Monday, March 3
350th entry
alone in office.
at this time, this date,
meiling had already left the office,
gordon took one day leave,
and my dearest evelyn had already resigned.
Me in HR department alone.
I wonder if I should become a HR executive in future.
I'm pretty into payroll. ^^
Calculating employees' salary and giving out cheques.
I think I will like that. Maybe I should venture into that area.
For sure, results are going to be released this week.
It has dragged for so long...
Rumors had it that our batch didn't do very well as expected for the big exam,
and there were intentions to remove the syllabus.
go ahead with the notion please.
I will fully support this idea.
Our syllabus just sucks.
No idea of what we are into.
No samples of what the exam papers are going to be.
What we sat last November weren't what we expect to see/have studied for.
I'm not the only one who said it,
probably there were hundred/thousand over who would say the same thing.
but what to do, I've already taken the exam.
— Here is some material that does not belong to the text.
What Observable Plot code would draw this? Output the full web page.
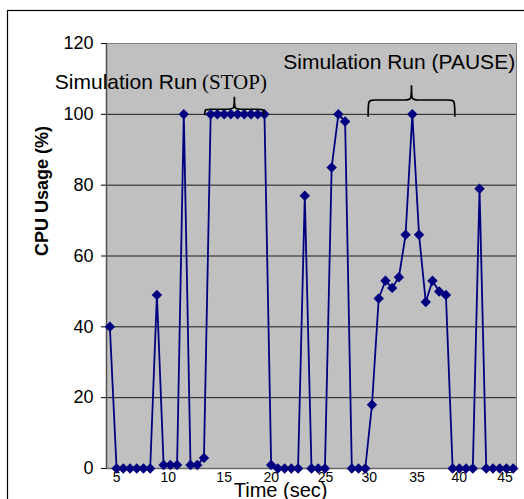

All I can do now is to pray hard that I will fare well in this national exam,
and get into a University/course of my choice.
I think everyone wants that to happen too, not just me. =O
We always want the best for ourselves.
So do I.
I want the best for me, my family and perhaps certain people.
Neither do I want to disappoint people as well.
I have my expectations to live up to.
Feeling so lonely.
No matter how many friends I have.
That's an irony, isn't it?
Haha.
blabbering nonsense again.
I love you okay, to all my friends out there.